Todos ellos (políticos o, mejor dicho, dirigentes que no saben nada de política), sin excepción alguna, desconocen lo que representa la tradición del “pacto de caballeros”, desconocen o ignoran que el valor de la palabra de un hombre es parte esencial de su personalidad, cimentando la confianza y honor ante las personas. El compromiso de la palabra es incalculable, formando parte de la reputación, credibilidad y coherencia con la cual los seres humanos construyen sus relaciones sociales, profesionales, políticas, empresariales, entre otras, por lo que alguien que compromete su palabra sin intensión de cumplirla, es un miserable que no merece consideración alguna.

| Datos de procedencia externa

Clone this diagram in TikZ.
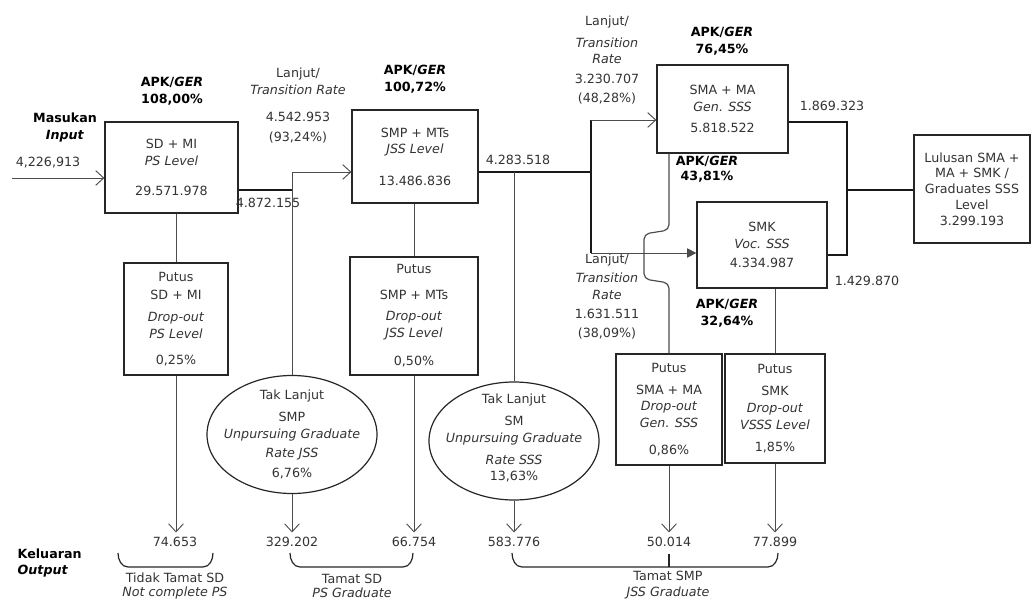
\documentclass[tikz,border=0pt]{standalone}
\usepackage{fontspec}
\setmainfont{DejaVu Sans}
\usepackage{tikz}
\usetikzlibrary{arrows.meta, positioning, calc, shapes.geometric}

\begin{document}
\begin{tikzpicture}[x=0.75pt, y=-0.75pt,
    every node/.style={font=\fontsize{9.5}{12.5}\selectfont, text=black!80, align=center},
    box/.style={draw=black!85, line width=0.9pt, inner sep=0pt},
    oval/.style={ellipse, draw=black!85, line width=0.9pt, inner sep=0pt},
    hdr/.style={font=\fontsize{9.5}{12.5}\selectfont\bfseries, text=black},
    link/.style={draw=black!70, line width=0.7pt},
    trunk/.style={draw=black!90, line width=1.3pt},
    flow/.style={link, -{Straight Barb[length=6pt, width=11pt]}}]
    \useasboundingbox (0,0) rectangle (1032,602);

    % Level boxes
    \node[box, minimum width=99.75pt, minimum height=68.25pt] (sd) at (171.5,167.5) {SD + MI\\\textit{PS Level}\\[10pt]29.571.978};
    \node[box, minimum width=94.5pt, minimum height=69.75pt] (smp) at (415,156.5) {SMP + MTs\\\textit{JSS Level}\\[11pt]13.486.836};
    \node[box, minimum width=98.25pt, minimum height=66pt] (sma) at (722.5,109) {SMA + MA\\\textit{Gen. SSS}\\[3pt]5.818.522};
    \node[box, minimum width=97.5pt, minimum height=64.5pt] (smk) at (762,245) {SMK\\\textit{Voc. SSS}\\[2pt]4.334.987};
    \node[box, minimum width=87pt, minimum height=81pt, font=\fontsize{9.5}{11.8}\selectfont] (lulus) at (972,189) {Lulusan SMA +\\MA + SMK /\\Graduates SSS\\Level\\3.299.193};

    % Drop-out boxes
    \node[box, minimum width=78pt, minimum height=84pt] (psd) at (176,319) {Putus\\[1pt]SD + MI\\[4pt]\textit{Drop-out}\\\textit{PS Level}\\[7pt]0,25\%};
    \node[box, minimum width=96pt, minimum height=88.5pt] (psmp) at (414,316) {Putus\\[7pt]SMP + MTs\\[3pt]\textit{Drop-out}\\\textit{JSS Level}\\[9pt]0,50\%};
    \node[box, minimum width=79.5pt, minimum height=83.25pt] (psma) at (669,409.5) {Putus\\[4pt]SMA + MA\\\textit{Drop-out}\\\textit{Gen. SSS}\\[8pt]0,86\%};
    \node[box, minimum width=75pt, minimum height=81.75pt] (psmk) at (775,408.5) {Putus\\[4pt]SMK\\\textit{Drop-out}\\\textit{VSSS Level}\\[4pt]1,85\%};

    % Not continuing
    \node[oval, minimum width=127.5pt, minimum height=88.5pt] (tsmp) at (292,434.5) {};
    \node (tsmp-txt) at (tsmp) {Tak Lanjut\\[4pt]SMP\\\textit{Unpursuing Graduate}\\[2pt]\textit{Rate JSS}\\[2pt]6,76\%};
    \node[oval, minimum width=127.5pt, minimum height=88.5pt] (tsm) at (514,441) {};
    \node (tsm-txt) at (514,438) {Tak Lanjut\\[4pt]SM\\\textit{Unpursuing Graduate}\\[4pt]\textit{Rate SSS}\\13,63\%};

    % Rates
    \node[hdr] (apk1) at (172,91.5) {APK/\textit{GER}\\108,00\%};
    \node[hdr] (apk2) at (415,79) {APK/\textit{GER}\\100,72\%};
    \node[hdr] (apk3) at (722,41.5) {APK/\textit{GER}\\76,45\%};
    \node[hdr, font=\fontsize{9.5}{11.5}\selectfont\bfseries] (apk4) at (707,169.5) {APK/\textit{GER}\\43,81\%};
    \node[hdr] (apk5) at (727,313.5) {APK/\textit{GER}\\32,64\%};
    \node (lj1) at (298,105.5) {Lanjut/\\\textit{Transition Rate}\\[8pt]4.542.953\\[2pt](93,24\%)};
    \node (lj2) at (607,60) {Lanjut/\\[4pt]\textit{Transition}\\\textit{Rate}\\[2pt]3.230.707\\[2pt](48,28\%)};
    \node (lj3) at (607,296.5) {Lanjut/\\[2pt]\textit{Transition}\\\textit{Rate}\\[2pt]1.631.511\\[2pt](38,09\%)};

    % Input
    \node[hdr] (inlbl) at (65,127.5) {Masukan\\\textit{Input}};
    \node (inval) at (48,163) {4,226,913};
    \coordinate (in) at (12,178);
    \draw[flow] (in) -- (in -| sd.west);

    % SD -> SMP
    \coordinate (j1) at (292,190);
    \coordinate (j1t) at (292,172);
    \draw[trunk] (sd.east |- j1) -- (j1);
    \draw[link] (j1t) -- (tsmp.north);
    \draw[flow] (j1t) -- (j1t -| smp.west);
    \node (n1) at (268,203) {4.872.155};

    % SMP -> SMA / SMK
    \coordinate (j2) at (591,172);
    \coordinate (j2t) at (591,120);
    \coordinate (j2b) at (591,253);
    \draw[trunk] (smp.east |- j2) -- (j2);
    \draw[trunk] (j2t) -- (j2b);
    \draw[flow] (j2t) -- (j2t -| sma.west);
    \draw[link, -{Triangle[length=7pt, width=7pt]}] (j2b) -- (j2b -| smk.west);
    \draw[link] (tsm.north |- j2) -- (tsm.north);
    \node (n2) at (518,160) {4.283.518};

    % SMA + SMK -> graduates
    \coordinate (j3t) at (847,122);
    \coordinate (j3) at (847,190);
    \coordinate (j3b) at (847,255);
    \draw[trunk] (j3t -| sma.east) -- (j3t) -- (j3b) -- (j3b -| smk.east);
    \draw[trunk] (j3) -- (j3 -| lulus.west);
    \node (n3) at (832,106) {1.869.323};
    \node (n4) at (867,281) {1.429.870};

    % Drop-out links
    \draw[link] (psd.north |- sd.south) -- (psd.north);
    \draw[link] (psmp.north |- smp.south) -- (psmp.north);
    \draw[link, line width=0.9pt, rounded corners=4pt] (psma.north |- sma.south) -- (669,230) -- (644,234) -- (644,279) -- (669,283) -- (psma.north);
    \draw[link] (psmk.north |- smk.south) -- (psmk.north);

    % Output
    \node[hdr, anchor=west, align=left] (outlbl) at (13,563) {Keluaran\\\textit{Output}};
    \node (o1) at (175,542) {74.653};
    \node (o2) at (292,542) {329.202};
    \node (o3) at (414,542) {66.754};
    \node (o4) at (514,542) {583.776};
    \node (o5) at (669,542) {50.014};
    \node (o6) at (775,542) {77.899};
    \draw[flow] (psd.south) -- (psd.south |- o1.north);
    \draw[flow] (tsmp.south) -- (tsmp.south |- o2.north);
    \draw[flow] (psmp.south) -- (psmp.south |- o3.north);
    \draw[flow] (tsm.south) -- (tsm.south |- o4.north);
    \draw[flow] (psma.south) -- (psma.south |- o5.north);
    \draw[flow] (psmk.south) -- (psmk.south |- o6.north);

    % Braces
    \draw[black!85, line width=0.9pt] (118,553) to[out=-90, in=180] (128,567) -- (203,567) to[out=0, in=-90] (213,553);
    \draw[black!85, line width=0.9pt] (290,553) to[out=-90, in=180] (300,567) -- (403,567) to[out=0, in=-90] (413,553);
    \draw[black!85, line width=0.9pt] (512,553) to[out=-90, in=180] (522,567) -- (768,567) to[out=0, in=-90] (778,553);
    \draw[black!85, line width=0.9pt] (669,567) -- (669,554);
    \node[font=\fontsize{9.5}{11}\selectfont] (b1) at (175,586) {Tidak Tamat SD\\\textit{Not complete PS}};
    \node[font=\fontsize{9.5}{11}\selectfont] (b2) at (352,586) {Tamat SD\\\textit{PS Graduate}};
    \node (b3) at (668,585) {Tamat SMP\\\textit{JSS Graduate}};
\end{tikzpicture}
\end{document}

Vivimos un tiempo en el que la libertad no es lo único en riesgo, actualmente toca también salvar la vida de lo que algún “político” diga o haga, sólo, porque se creen que cuentan con una superioridad moral muy por encima de los ciudadanos, sin darse cuenta que sólo es el ego que los domina y los conduce a ejecutar medidas en base a receta populistas que han llevado a otros países a la miseria, hambre, desempleo, muerte, abandono, inseguridad; llevándolos a protagonizar éxodos masivos solo para sobrevivir y salvar a las familias. Todo esto, producto de la incapacidad de unos miserables que nunca tuvieron intención de cumplir su palabra, por lo que no merecen que nadie, les entregue su confianza.
Mientras tanto, mantengamos firme la esperanza, que el desánimo y la frustración no minen nuestro espíritu y nos obliguen a cambiar nuestra forma de pensar. Dios no nos abandona y algo bueno tiene que pasar, recuerden siempre que: “Estamos acostumbrados a ver al poderoso como si se tratara de un gigante, sólo, porque nos empeñamos en mirarlo de rodillas y ya va siendo hora, de ponerse de pie”.